A malignant core of festering resentment also spreads in "Gardeners' World", in which Barnes' mercilessly forensic gaze lands upon the fractures in a marriage. His many talents include perceiving how it's often the pettiest irritations that undermine foundations, and conveying nuances of mood. In "Trespass", it is a teacher's insistence on pedagogic monologues that drives the poison arrow into his romance.

The most wrenching tale of loss in this collection is the haunting, elegiac "Marriage Lines". A newly bereaved man travels to Barra, the Scottish island he visited annually with his late wife. The insights into grief are the raw ones borne of experience: the lack of tears and numbness of the early stage of bereavement; the thumbing through of memories and wistful regrets that eventually allows feeling to breach the mind's defences; the final ability to feel the full impact and experience all-consuming sorrow. Barnes also captures deftly the stages of marriage: the initial conviction that this one is unique and will not be riddled with bickering like others; the passion, laughter and tenderness; the hiccups that assail any relationship. Like the eroded glass shards the protagonist's wife used to scoop from the beach, this is an unexpectedly beautiful jewel.

It's not all regret, though. In "The Limner", a deaf painter exacts revenge on a venal client, while in "Complicity", the surge of protectiveness a man feels for a woman with Raynaud's (a condition that results in a limiting of blood flow in the cold) builds a bridge between them.

Barnes's erudition is in full display. There are forays into history: Garibaldi in "Carcassonne" and an early case of hysteria in "Harmony". The latter is marred only by the fact that, unlike conditions in which exacerbations by stress are objectively measurable, such as schizophrenia, depression, hypertension and angina, hysterical blindness doesn't actually lead to a physical inability to see.

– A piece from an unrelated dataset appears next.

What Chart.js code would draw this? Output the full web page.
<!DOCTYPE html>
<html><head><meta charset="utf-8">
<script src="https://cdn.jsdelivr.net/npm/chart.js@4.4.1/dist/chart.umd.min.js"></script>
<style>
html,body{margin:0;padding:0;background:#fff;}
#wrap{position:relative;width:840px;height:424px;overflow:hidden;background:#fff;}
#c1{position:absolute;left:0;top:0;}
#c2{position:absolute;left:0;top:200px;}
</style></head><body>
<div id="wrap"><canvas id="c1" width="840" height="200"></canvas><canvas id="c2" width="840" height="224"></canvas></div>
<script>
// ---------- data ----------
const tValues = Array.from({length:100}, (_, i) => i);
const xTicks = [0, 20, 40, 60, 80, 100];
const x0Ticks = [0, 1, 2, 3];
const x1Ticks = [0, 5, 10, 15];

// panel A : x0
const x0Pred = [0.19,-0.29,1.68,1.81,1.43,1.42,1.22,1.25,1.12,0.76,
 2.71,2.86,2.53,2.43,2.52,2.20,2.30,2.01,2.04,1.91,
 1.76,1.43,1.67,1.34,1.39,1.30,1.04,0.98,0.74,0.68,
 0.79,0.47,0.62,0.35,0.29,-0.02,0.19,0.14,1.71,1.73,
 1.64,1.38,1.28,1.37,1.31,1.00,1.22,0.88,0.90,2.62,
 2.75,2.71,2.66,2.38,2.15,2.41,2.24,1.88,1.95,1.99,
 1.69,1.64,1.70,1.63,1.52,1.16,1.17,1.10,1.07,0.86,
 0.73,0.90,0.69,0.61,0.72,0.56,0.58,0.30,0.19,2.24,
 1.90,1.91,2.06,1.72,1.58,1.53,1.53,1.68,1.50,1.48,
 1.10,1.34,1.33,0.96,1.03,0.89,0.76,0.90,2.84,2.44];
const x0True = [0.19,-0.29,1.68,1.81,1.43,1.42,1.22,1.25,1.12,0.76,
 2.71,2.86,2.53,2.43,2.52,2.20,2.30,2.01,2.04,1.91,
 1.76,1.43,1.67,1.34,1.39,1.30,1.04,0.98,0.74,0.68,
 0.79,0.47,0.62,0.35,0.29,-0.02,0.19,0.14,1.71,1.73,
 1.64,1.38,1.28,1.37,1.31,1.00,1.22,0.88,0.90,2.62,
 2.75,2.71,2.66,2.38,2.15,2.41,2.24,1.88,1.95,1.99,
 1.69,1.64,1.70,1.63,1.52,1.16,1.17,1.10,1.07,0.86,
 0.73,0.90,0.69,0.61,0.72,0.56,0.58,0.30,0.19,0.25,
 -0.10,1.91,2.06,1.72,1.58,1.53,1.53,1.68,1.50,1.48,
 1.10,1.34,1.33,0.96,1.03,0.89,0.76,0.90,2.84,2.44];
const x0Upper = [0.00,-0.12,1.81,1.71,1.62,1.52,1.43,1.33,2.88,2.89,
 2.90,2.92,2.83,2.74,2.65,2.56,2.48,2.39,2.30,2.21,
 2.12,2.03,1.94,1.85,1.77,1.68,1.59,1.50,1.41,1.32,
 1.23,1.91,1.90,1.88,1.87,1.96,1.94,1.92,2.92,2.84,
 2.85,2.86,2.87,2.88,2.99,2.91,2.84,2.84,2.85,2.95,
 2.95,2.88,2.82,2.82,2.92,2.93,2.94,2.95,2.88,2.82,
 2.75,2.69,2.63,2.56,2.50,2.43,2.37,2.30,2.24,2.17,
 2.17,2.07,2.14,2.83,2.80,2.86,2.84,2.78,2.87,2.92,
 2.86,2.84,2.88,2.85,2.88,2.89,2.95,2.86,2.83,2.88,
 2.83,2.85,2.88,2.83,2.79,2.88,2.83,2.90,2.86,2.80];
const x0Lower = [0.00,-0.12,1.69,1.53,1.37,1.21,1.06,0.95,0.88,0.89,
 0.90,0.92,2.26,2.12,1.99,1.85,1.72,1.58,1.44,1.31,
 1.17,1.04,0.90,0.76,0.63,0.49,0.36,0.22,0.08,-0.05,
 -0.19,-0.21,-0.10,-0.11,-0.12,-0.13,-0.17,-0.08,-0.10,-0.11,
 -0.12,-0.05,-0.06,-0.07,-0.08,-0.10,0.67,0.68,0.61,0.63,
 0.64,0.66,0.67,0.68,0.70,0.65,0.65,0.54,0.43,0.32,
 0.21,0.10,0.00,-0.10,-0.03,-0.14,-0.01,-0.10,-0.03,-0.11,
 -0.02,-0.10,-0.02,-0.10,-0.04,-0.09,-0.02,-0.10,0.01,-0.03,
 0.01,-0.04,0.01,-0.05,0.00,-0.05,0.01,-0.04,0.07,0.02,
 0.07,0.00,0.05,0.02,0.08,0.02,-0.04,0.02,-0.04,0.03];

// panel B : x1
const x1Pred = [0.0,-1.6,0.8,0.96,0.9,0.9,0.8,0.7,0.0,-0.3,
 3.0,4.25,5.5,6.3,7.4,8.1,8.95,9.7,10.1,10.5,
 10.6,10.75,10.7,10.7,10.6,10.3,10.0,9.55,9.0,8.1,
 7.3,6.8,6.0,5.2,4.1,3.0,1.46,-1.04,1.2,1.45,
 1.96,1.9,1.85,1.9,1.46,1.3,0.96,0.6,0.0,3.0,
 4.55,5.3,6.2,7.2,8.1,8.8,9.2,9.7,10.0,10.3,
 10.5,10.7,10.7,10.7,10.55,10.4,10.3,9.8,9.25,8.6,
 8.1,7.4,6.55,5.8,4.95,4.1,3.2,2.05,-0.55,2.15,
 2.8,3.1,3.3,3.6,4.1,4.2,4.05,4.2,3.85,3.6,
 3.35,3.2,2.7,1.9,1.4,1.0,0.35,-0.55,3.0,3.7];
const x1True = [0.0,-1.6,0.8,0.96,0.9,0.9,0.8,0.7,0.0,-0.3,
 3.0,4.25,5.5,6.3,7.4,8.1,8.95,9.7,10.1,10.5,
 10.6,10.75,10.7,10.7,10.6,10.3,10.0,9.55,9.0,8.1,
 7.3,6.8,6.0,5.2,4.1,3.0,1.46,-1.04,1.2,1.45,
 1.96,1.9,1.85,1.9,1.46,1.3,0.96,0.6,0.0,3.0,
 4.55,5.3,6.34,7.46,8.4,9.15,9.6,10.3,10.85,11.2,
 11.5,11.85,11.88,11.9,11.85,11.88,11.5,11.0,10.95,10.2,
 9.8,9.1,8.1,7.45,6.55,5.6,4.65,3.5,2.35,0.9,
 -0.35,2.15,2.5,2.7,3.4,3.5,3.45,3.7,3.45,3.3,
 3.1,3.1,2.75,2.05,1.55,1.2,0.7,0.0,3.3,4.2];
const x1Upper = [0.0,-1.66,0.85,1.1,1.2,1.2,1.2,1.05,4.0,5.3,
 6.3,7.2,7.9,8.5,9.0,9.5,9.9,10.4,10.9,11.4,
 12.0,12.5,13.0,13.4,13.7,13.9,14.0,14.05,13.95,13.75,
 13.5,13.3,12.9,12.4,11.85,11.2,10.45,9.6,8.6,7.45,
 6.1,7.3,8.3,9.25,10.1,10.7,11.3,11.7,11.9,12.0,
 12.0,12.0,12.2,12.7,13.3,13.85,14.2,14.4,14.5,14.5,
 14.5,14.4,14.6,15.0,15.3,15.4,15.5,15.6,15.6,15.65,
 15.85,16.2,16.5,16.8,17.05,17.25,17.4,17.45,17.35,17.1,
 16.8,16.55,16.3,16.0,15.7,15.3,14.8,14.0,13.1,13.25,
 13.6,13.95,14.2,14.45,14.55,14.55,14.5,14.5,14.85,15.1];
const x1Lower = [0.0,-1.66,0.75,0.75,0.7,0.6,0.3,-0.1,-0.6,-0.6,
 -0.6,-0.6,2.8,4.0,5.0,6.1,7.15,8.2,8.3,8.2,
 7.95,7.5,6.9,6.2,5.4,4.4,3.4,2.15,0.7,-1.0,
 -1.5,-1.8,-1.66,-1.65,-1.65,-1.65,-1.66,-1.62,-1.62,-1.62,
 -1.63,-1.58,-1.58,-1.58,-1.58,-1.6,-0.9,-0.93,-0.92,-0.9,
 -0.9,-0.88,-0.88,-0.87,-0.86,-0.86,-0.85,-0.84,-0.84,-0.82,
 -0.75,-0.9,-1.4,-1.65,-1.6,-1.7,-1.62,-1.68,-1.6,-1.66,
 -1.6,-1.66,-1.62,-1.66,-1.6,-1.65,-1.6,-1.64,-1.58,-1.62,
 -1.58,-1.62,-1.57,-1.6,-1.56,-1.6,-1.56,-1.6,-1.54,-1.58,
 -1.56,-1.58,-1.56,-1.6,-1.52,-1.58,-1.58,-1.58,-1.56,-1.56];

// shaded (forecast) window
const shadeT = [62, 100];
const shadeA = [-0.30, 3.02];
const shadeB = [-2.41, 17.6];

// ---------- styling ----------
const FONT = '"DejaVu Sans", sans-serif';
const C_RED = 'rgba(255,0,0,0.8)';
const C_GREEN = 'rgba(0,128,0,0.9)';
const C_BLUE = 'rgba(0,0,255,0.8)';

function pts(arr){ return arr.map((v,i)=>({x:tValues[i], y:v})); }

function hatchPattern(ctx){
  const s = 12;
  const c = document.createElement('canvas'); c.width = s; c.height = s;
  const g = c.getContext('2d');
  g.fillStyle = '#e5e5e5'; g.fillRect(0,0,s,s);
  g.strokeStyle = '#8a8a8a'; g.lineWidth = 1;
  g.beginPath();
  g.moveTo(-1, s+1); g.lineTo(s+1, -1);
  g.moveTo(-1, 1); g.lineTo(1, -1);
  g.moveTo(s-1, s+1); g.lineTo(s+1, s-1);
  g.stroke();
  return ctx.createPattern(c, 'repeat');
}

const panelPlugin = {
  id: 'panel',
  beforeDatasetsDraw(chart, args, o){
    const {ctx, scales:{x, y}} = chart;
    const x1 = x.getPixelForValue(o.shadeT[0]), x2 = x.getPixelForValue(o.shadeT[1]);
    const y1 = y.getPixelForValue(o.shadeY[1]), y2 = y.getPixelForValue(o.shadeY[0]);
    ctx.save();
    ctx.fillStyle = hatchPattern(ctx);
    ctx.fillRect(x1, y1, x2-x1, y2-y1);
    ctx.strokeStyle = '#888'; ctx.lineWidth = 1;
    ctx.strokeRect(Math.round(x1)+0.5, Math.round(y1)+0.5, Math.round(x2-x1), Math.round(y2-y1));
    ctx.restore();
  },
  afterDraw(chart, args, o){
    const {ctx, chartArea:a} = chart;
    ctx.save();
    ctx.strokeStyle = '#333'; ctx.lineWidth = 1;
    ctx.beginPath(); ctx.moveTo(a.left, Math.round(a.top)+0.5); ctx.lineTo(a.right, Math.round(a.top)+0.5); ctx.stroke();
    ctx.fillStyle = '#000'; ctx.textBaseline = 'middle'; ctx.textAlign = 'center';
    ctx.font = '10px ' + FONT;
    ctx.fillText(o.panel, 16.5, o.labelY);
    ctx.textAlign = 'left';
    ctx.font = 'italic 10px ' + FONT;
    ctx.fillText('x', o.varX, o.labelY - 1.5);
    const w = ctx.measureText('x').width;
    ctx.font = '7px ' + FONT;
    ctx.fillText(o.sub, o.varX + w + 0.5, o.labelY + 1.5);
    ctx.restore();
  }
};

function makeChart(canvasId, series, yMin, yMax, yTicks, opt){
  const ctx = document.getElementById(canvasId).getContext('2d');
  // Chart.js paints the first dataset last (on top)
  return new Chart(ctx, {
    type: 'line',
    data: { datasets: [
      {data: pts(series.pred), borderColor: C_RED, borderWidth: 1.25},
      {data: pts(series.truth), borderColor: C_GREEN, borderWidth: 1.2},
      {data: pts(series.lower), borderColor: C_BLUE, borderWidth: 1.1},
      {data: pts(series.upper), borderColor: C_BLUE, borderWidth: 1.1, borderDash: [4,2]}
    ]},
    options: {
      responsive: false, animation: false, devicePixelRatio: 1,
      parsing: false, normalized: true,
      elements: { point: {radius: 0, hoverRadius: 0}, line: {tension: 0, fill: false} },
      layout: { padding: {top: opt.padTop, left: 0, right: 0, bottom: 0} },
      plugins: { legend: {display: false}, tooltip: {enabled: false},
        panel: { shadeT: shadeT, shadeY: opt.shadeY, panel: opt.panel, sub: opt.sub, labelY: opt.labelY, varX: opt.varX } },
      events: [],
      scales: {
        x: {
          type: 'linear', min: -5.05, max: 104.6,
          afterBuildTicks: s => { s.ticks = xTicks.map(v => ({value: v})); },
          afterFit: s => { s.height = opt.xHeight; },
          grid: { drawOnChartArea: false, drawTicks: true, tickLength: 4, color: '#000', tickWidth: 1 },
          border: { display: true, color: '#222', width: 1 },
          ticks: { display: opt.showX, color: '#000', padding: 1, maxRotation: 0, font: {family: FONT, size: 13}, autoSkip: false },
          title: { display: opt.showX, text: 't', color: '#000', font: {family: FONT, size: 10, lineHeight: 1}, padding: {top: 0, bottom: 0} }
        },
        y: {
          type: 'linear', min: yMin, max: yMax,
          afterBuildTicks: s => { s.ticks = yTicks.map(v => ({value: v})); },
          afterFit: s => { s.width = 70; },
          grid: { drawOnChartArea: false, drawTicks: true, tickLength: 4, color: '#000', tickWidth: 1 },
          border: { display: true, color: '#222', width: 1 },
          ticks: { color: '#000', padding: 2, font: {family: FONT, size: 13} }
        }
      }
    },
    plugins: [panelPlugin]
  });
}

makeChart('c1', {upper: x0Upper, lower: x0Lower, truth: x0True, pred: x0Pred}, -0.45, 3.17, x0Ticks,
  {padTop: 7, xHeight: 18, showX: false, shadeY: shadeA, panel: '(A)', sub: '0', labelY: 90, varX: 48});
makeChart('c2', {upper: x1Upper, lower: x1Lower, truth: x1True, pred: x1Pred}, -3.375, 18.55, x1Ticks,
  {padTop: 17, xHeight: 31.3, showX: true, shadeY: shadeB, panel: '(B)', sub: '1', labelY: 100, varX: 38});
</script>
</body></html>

The least successful stories are a sequence about middle-class dinner parties, rendered largely in dialogue. As Jane Smiley's Ten Days in the Hills showed, however lofty the aim, eavesdropping on the social chat of fictional characters is often tedious. The smatterings of intellectual minutiae in these stories aren't expanded upon, and it would be different if the guests showed the considered wisdom or eloquence of Barnes himself, but they don't. Still, there's no shortage of that elsewhere in this collection, which combines mordant humour, perspicacity and invigoratingly crisp writing.